* begin *
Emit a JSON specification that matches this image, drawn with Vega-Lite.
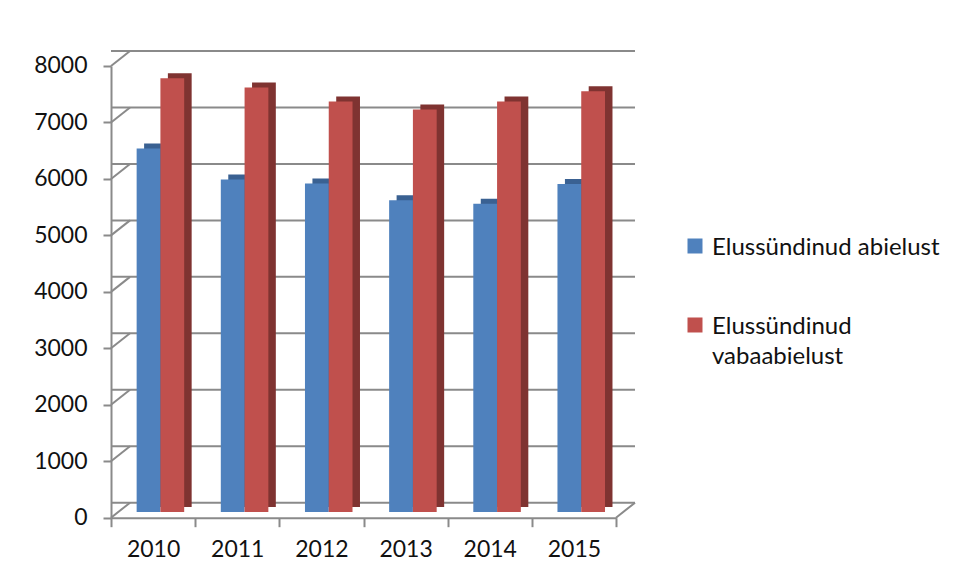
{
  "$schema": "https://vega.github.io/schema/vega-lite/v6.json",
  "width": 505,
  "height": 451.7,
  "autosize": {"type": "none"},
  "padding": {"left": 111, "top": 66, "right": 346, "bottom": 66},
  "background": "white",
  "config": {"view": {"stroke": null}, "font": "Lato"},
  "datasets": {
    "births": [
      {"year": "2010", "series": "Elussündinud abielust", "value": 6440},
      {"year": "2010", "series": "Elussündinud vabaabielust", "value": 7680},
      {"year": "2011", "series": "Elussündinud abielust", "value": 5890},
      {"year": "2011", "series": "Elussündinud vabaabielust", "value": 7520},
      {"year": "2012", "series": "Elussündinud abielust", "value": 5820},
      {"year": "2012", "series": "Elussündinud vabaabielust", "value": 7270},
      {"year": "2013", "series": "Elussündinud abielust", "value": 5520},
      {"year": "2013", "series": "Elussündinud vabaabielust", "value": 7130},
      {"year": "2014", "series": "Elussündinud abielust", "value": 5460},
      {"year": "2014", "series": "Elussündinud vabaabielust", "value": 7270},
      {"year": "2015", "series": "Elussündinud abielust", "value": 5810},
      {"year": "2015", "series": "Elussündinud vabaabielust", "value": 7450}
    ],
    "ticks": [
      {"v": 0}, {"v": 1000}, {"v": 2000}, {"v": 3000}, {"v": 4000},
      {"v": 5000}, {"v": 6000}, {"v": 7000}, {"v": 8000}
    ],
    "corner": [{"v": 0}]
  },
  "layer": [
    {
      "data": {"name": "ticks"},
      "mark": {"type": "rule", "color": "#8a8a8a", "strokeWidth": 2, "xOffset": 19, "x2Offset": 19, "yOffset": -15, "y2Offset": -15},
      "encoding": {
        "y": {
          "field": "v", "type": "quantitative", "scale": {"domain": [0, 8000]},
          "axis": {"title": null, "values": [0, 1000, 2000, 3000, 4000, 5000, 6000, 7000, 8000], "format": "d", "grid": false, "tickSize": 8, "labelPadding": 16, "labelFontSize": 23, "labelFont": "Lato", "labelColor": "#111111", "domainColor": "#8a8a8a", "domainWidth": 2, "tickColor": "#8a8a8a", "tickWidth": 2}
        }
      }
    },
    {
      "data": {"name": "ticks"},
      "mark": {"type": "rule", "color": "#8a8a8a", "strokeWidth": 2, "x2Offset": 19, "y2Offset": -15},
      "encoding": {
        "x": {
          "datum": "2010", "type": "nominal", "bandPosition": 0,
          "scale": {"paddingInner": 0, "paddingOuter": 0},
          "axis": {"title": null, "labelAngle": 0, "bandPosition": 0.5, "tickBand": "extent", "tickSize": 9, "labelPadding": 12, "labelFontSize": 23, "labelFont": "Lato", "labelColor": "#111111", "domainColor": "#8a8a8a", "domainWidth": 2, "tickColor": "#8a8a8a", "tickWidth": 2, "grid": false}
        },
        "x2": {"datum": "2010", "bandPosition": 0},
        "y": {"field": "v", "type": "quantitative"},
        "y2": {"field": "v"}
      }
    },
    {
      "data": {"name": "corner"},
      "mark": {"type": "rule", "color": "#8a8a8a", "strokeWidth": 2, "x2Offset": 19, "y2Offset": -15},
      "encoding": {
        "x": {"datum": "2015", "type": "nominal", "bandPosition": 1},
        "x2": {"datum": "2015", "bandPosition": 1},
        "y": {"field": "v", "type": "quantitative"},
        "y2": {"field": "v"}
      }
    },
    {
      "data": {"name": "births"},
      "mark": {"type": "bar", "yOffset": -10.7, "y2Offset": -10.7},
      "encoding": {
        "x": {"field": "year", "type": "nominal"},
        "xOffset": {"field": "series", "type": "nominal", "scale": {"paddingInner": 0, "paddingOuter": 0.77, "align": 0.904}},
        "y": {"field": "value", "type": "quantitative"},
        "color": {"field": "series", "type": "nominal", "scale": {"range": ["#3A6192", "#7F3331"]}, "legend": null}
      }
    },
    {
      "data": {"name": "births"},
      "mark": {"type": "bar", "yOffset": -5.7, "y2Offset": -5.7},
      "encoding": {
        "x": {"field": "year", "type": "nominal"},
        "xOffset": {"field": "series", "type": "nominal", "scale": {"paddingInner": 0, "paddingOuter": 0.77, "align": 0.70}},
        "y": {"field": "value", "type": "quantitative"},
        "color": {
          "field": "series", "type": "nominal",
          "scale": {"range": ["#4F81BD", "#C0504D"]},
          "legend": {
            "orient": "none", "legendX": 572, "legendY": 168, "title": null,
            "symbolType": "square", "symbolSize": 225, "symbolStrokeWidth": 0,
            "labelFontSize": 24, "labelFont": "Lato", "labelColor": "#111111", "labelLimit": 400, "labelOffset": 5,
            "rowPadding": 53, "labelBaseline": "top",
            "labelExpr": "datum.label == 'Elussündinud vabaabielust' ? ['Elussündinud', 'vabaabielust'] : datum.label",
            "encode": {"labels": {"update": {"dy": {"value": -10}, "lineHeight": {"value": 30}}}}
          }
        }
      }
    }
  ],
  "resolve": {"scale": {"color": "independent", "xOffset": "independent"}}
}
* end *
- [TASK OBJECTIVE]: Output each line exactly; omit every picture.

- [WORKED ANSWER]:
Emit a JSON specification that matches this image, drawn with Vega-Lite.
{
  "$schema": "https://vega.github.io/schema/vega-lite/v6.json",
  "width": 505,
  "height": 451.7,
  "autosize": {"type": "none"},
  "padding": {"left": 111, "top": 66, "right": 346, "bottom": 66},
  "background": "white",
  "config": {"view": {"stroke": null}, "font": "Lato"},
  "datasets": {
    "births": [
      {"year": "2010", "series": "Elussündinud abielust", "value": 6440},
      {"year": "2010", "series": "Elussündinud vabaabielust", "value": 7680},
      {"year": "2011", "series": "Elussündinud abielust", "value": 5890},
      {"year": "2011", "series": "Elussündinud vabaabielust", "value": 7520},
      {"year": "2012", "series": "Elussündinud abielust", "value": 5820},
      {"year": "2012", "series": "Elussündinud vabaabielust", "value": 7270},
      {"year": "2013", "series": "Elussündinud abielust", "value": 5520},
      {"year": "2013", "series": "Elussündinud vabaabielust", "value": 7130},
      {"year": "2014", "series": "Elussündinud abielust", "value": 5460},
      {"year": "2014", "series": "Elussündinud vabaabielust", "value": 7270},
      {"year": "2015", "series": "Elussündinud abielust", "value": 5810},
      {"year": "2015", "series": "Elussündinud vabaabielust", "value": 7450}
    ],
    "ticks": [
      {"v": 0}, {"v": 1000}, {"v": 2000}, {"v": 3000}, {"v": 4000},
      {"v": 5000}, {"v": 6000}, {"v": 7000}, {"v": 8000}
    ],
    "corner": [{"v": 0}]
  },
  "layer": [
    {
      "data": {"name": "ticks"},
      "mark": {"type": "rule", "color": "#8a8a8a", "strokeWidth": 2, "xOffset": 19, "x2Offset": 19, "yOffset": -15, "y2Offset": -15},
      "encoding": {
        "y": {
          "field": "v", "type": "quantitative", "scale": {"domain": [0, 8000]},
          "axis": {"title": null, "values": [0, 1000, 2000, 3000, 4000, 5000, 6000, 7000, 8000], "format": "d", "grid": false, "tickSize": 8, "labelPadding": 16, "labelFontSize": 23, "labelFont": "Lato", "labelColor": "#111111", "domainColor": "#8a8a8a", "domainWidth": 2, "tickColor": "#8a8a8a", "tickWidth": 2}
        }
      }
    },
    {
      "data": {"name": "ticks"},
      "mark": {"type": "rule", "color": "#8a8a8a", "strokeWidth": 2, "x2Offset": 19, "y2Offset": -15},
      "encoding": {
        "x": {
          "datum": "2010", "type": "nominal", "bandPosition": 0,
          "scale": {"paddingInner": 0, "paddingOuter": 0},
          "axis": {"title": null, "labelAngle": 0, "bandPosition": 0.5, "tickBand": "extent", "tickSize": 9, "labelPadding": 12, "labelFontSize": 23, "labelFont": "Lato", "labelColor": "#111111", "domainColor": "#8a8a8a", "domainWidth": 2, "tickColor": "#8a8a8a", "tickWidth": 2, "grid": false}
        },
        "x2": {"datum": "2010", "bandPosition": 0},
        "y": {"field": "v", "type": "quantitative"},
        "y2": {"field": "v"}
      }
    },
    {
      "data": {"name": "corner"},
      "mark": {"type": "rule", "color": "#8a8a8a", "strokeWidth": 2, "x2Offset": 19, "y2Offset": -15},
      "encoding": {
        "x": {"datum": "2015", "type": "nominal", "bandPosition": 1},
        "x2": {"datum": "2015", "bandPosition": 1},
        "y": {"field": "v", "type": "quantitative"},
        "y2": {"field": "v"}
      }
    },
    {
      "data": {"name": "births"},
      "mark": {"type": "bar", "yOffset": -10.7, "y2Offset": -10.7},
      "encoding": {
        "x": {"field": "year", "type": "nominal"},
        "xOffset": {"field": "series", "type": "nominal", "scale": {"paddingInner": 0, "paddingOuter": 0.77, "align": 0.904}},
        "y": {"field": "value", "type": "quantitative"},
        "color": {"field": "series", "type": "nominal", "scale": {"range": ["#3A6192", "#7F3331"]}, "legend": null}
      }
    },
    {
      "data": {"name": "births"},
      "mark": {"type": "bar", "yOffset": -5.7, "y2Offset": -5.7},
      "encoding": {
        "x": {"field": "year", "type": "nominal"},
        "xOffset": {"field": "series", "type": "nominal", "scale": {"paddingInner": 0, "paddingOuter": 0.77, "align": 0.70}},
        "y": {"field": "value", "type": "quantitative"},
        "color": {
          "field": "series", "type": "nominal",
          "scale": {"range": ["#4F81BD", "#C0504D"]},
          "legend": {
            "orient": "none", "legendX": 572, "legendY": 168, "title": null,
            "symbolType": "square", "symbolSize": 225, "symbolStrokeWidth": 0,
            "labelFontSize": 24, "labelFont": "Lato", "labelColor": "#111111", "labelLimit": 400, "labelOffset": 5,
            "rowPadding": 53, "labelBaseline": "top",
            "labelExpr": "datum.label == 'Elussündinud vabaabielust' ? ['Elussündinud', 'vabaabielust'] : datum.label",
            "encode": {"labels": {"update": {"dy": {"value": -10}, "lineHeight": {"value": 30}}}}
          }
        }
      }
    }
  ],
  "resolve": {"scale": {"color": "independent", "xOffset": "independent"}}
}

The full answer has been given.